Referring to the combination of a quartz-iodide type bulb with a co-operating outer shielding tube, it will be apparent that such combination may be provided as a unit entirely apart from the particular lamp structure illustrated herein. It is only necessary to provide a proper socket for receiving both the bulb and outer shielding tube in working relationship. By so doing, a shielded bulb is provided for general use which has the advantages discussed herein. Thus, such a shielded bulb may be employed separately with any desired electrical source and application, and whether or not it is used underwater. If desired, the outer shielding tube may be threaded internally in order to mate with a threaded bulb base or bulb socket so that the two parts become a single unit, yet being separable. Alternatively, the assembly may be completed by providing a retainer cap-like ring surrounding the outside of the tube about the lip portion (see FIG. 5 at numeral 50) which ring may be internally threaded so as to co-operate with a threaded base, thus drawing the tube securely against the base. In such cases, preferably the base should be provided with a cushioned surface, for example a rubber ring or gasket, serving as a bearing surface for the glass lip. The manner of association of the tube and bulb as shown in the drawings is quite satisfactory for both underwater and normal atmosphere use since the ring 46 provides a seal against entry of water and it permits the tube to move longitudinally under inner gas expansion pressure (due to filament heat) as is more likely to occur at atmospheric conditions.

Referring to FIG. 6 of the drawings, a shielded bulb of the general type just discussed is shown. In this drawing, numeral 58 denotes an outer glass envelope or shield which preferably is of a heat-tolerable composition, such as Pyrex or quartz, which envelope is mounted in association with the quartz-iodide type of lamp. The envelope is mounted relative to the bulb proper at the base thereof as shown at numeral 60. The base of the bulb, denoted by numeral 62, is somewhat enlarged over that normally necessary or desirable in order to accommodate the mounting of the outer envelope 58. Desirably, the envelope is secured in place by seating in a high-temperature potting material of the type normally employed in sealing the usual bulb wall with respect to the filament base.
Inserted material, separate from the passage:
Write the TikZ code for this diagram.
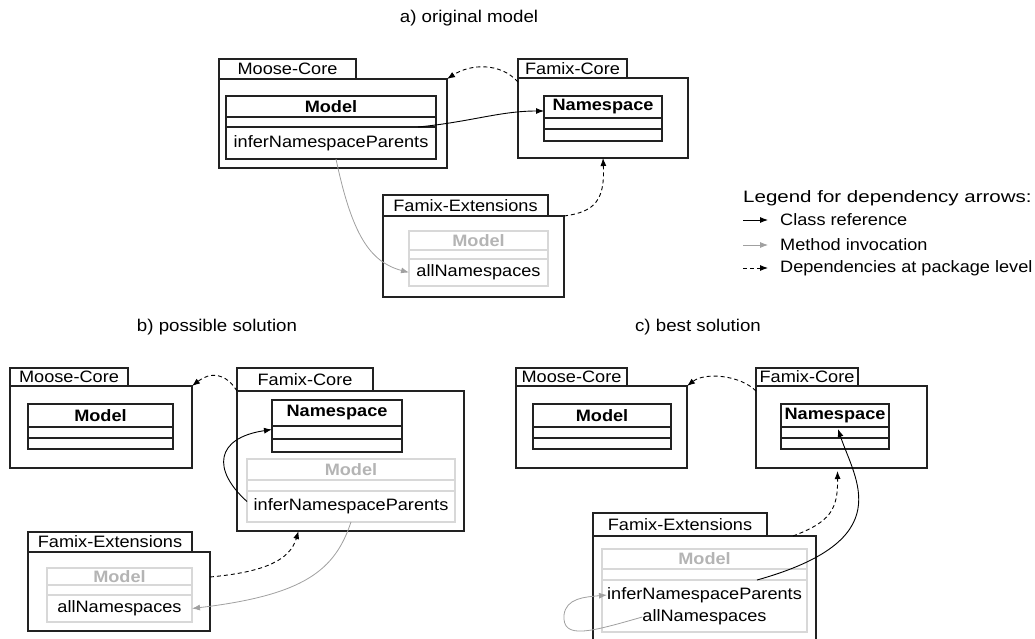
\documentclass[tikz,border=0pt]{standalone}
\usepackage{fontspec}
\usepackage{graphicx}
\setmainfont{Liberation Sans}[FakeStretch=1.1]
\usetikzlibrary{arrows.meta}
\definecolor{methgray}{HTML}{A0A0A0}
\definecolor{boxgray}{HTML}{D8D8D8}
\definecolor{txtgray}{HTML}{B4B4B4}
\definecolor{pkgline}{HTML}{222222}
\newcommand{\mypkg}[8]{%
  \node[pkgtab, minimum width=#4, minimum height=#5] (#1-tab) at (#2,#3) {#8};
  \node[pkgbody, minimum width=#6, minimum height=#7] (#1) at (#2,{#3+#5}) {};
}
% name, x, y, w, h1, h2, h3, title, methods
\newcommand{\myclass}[9]{%
  \node[clsbox, minimum width=#4, minimum height=#5, font=\fontsize{16.5}{19}\selectfont\bfseries] (#1) at (#2,#3) {#8};
  \node[clsbox, minimum width=#4, minimum height=#6] (#1-attr) at (#2,{#3+#5}) {};
  \node[clsbox, minimum width=#4, minimum height=#7] (#1-meth) at (#2,{#3+#5+#6}) {#9};
}
\begin{document}
\begin{tikzpicture}[x=1pt,y=-1pt,
  every node/.style={font=\fontsize{16.5}{19}\selectfont},
  pkgtab/.style={draw=pkgline, line width=1.1pt, anchor=north west, inner sep=0pt, outer sep=0pt, fill=white},
  pkgbody/.style={draw=pkgline, line width=1.1pt, anchor=north west, inner sep=0pt, outer sep=0pt},
  clsbox/.style={draw=pkgline, line width=1.1pt, anchor=north west, inner sep=0pt, outer sep=0pt, align=center},
  graycls/.style={clsbox/.append style={draw=boxgray, text=txtgray}},
  title/.style={font=\fontsize{17}{20}\selectfont, inner sep=0pt},
  legtxt/.style={anchor=west, inner sep=0pt},
  tip/.style={-{Latex[length=8pt,width=6pt]}},
  pkgdep/.style={tip, draw=black, line width=0.9pt, dash pattern=on 4pt off 3pt},
  classref/.style={tip, draw=black, line width=0.9pt},
  methinv/.style={tip, draw=methgray, line width=0.8pt},
]
\useasboundingbox (0,0) rectangle (1035,639);
\clip (0,0) rectangle (1035,639);

% ---------- titles ----------
\node[title] (ta) at (469,18) {a) original model};
\node[title] (tb) at (217,327) {b) possible solution};
\node[title] (tc) at (698,327) {c) best solution};

% ---------- a) ----------
\mypkg{mcA}{219}{59}{137}{20}{228}{89}{Moose-Core}
\mypkg{fcA}{518}{59}{109}{19}{170}{80}{Famix-Core}
\mypkg{feA}{383}{195}{165}{21}{181}{81}{Famix-Extensions}
\myclass{modelA}{226}{96}{210}{21}{10}{32}{Model}{inferNamespaceParents}
\myclass{nsA}{544}{96}{118}{22}{11}{12}{Namespace}{}
\begin{scope}[graycls]
\myclass{feModelA}{409}{231}{139}{19}{9}{27}{Model}{\textcolor{black}{allNamespaces}}
\end{scope}

\draw[pkgdep] ([yshift=-4pt]fcA.north west) .. controls (500,62) and (470,64) .. (mcA.north east);
\draw[classref] ([xshift=-18pt]modelA-meth.north east) .. controls (470,122) and (500,111) .. ([yshift=-4pt]nsA.west);
\draw[methinv] ([xshift=5pt]modelA-meth.south) .. controls (352,235) and (370,262) .. (feModelA-meth.west);
\draw[pkgdep] (feA.north east) .. controls (595,212) and (605,200) .. (fcA.south);

% ---------- legend ----------
\node[legtxt] (legtitle) at (743,198) {\scalebox{1.13}[1]{Legend for dependency arrows:}};
\coordinate (l1a) at (743,220); \coordinate (l1b) at (768,220);
\coordinate (l2a) at (743,245); \coordinate (l2b) at (768,245);
\coordinate (l3a) at (743,268); \coordinate (l3b) at (768,268);
\draw[classref] (l1a) -- (l1b);
\draw[methinv] (l2a) -- (l2b);
\draw[pkgdep] (l3a) -- (l3b);
\node[legtxt] (leg1) at (780,220) {Class reference};
\node[legtxt] (leg2) at (780,245) {Method invocation};
\node[legtxt] (leg3) at (780,268) {Dependencies at package level};

% ---------- b) ----------
\mypkg{mcB}{10}{368}{118}{18}{182}{82}{Moose-Core}
\mypkg{fcB}{237}{368}{136}{23}{227}{140}{Famix-Core}
\mypkg{feB}{28}{532}{164}{20}{182}{79}{Famix-Extensions}
\myclass{modelB}{28}{404}{145}{23}{11}{11}{Model}{}
\myclass{nsB}{272}{400}{130}{26}{13}{13}{Namespace}{}
\begin{scope}[graycls]
\myclass{fcModelB}{247}{459}{208}{21}{11}{31}{Model}{\textcolor{black}{inferNamespaceParents}}
\myclass{feModelB}{47}{568}{145}{17}{10}{27}{Model}{\textcolor{black}{allNamespaces}}
\end{scope}

\draw[pkgdep] (fcB.north west) .. controls (225,372) and (210,372) .. (mcB.north east);
\draw[classref] ([yshift=5pt]fcModelB-meth.west) .. controls (212,470) and (215,438) .. ([yshift=3pt]nsB-attr.west);
\draw[pkgdep] ([yshift=-25pt]feB.north east) .. controls (265,572) and (290,560) .. ([xshift=-52pt]fcB.south);
\draw[methinv] (fcModelB-meth.south) .. controls (335,570) and (305,595) .. (feModelB-meth.east);

% ---------- c) ----------
\mypkg{mcC}{516}{368}{111}{18}{171}{82}{Moose-Core}
\mypkg{fcC}{756}{368}{102}{18}{171}{82}{Famix-Core}
\mypkg{feC}{593}{513}{174}{23}{223}{130}{Famix-Extensions}
\myclass{modelC}{533}{404}{138}{23}{11}{11}{Model}{}
\myclass{nsC}{781}{404}{108}{23}{11}{11}{Namespace}{}
\begin{scope}[graycls]
\myclass{feModelC}{602}{549}{205}{20}{11}{52}{Model}{}
\end{scope}
\node[inner sep=0pt] (inferC) at (704.5,595) {inferNamespaceParents};
\node[inner sep=0pt] (allC) at (704.5,617) {allNamespaces};

\draw[pkgdep] ([yshift=-5pt]fcC.north west) .. controls (740,375) and (705,372) .. (mcC.north east);
\draw[pkgdep] ([xshift=-23pt]feC.north east) .. controls (830,522) and (838,510) .. ([xshift=-4pt,yshift=-3pt]fcC.south);
\draw[classref] ([xshift=-50pt]feModelC-attr.south east) .. controls (900,540) and (855,480) .. ([xshift=3pt,yshift=-2pt]nsC.south);
\draw[methinv] (allC.west) .. controls (590,632) and (562,640) .. (564,615) .. controls (566,598) and (585,597) .. (inferC.west);
\end{tikzpicture}
\end{document}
A bulb according to the present invention is thus rendered adaptable for the usual purposes.

With regard to the space between the outer shielding envelope 58 and the bulb proper, such space acts as an insulating zone and may be filled with air, or preferably, an inert gas. Also, desirably, the space under discussion may be at a sub-atmospheric pressure, that is to say, a degree of vacuum. By providing a partial vacuum, the degree of insulation can be controlled and thereby adjust the operating temperature of the bulb to the optimum.

Claims

What is claimed is:

1. A high intensity miniaturized type electric bulb assembly especially useful under water wherein said bulb is provided with a filament normally tending to rapid dissipation, which normal tendency is arrested by the action of quenching materials contained in the glass enclosure of said bulb, comprising a bulb of the type described and an outer transparent quickly detachable enclosing sheath, said sheath and bulb being positioned relative to each other such that the said bulb is provided with a surrounding volume of insulating gas serving to insulate the glass envelope of said bulb against direct contact with the surrounding medium, whereby the quenching action normally occurring during the life of said bulb continues to occur without substantial impairment as results from adverse temperature changes in the envelope of said bulb.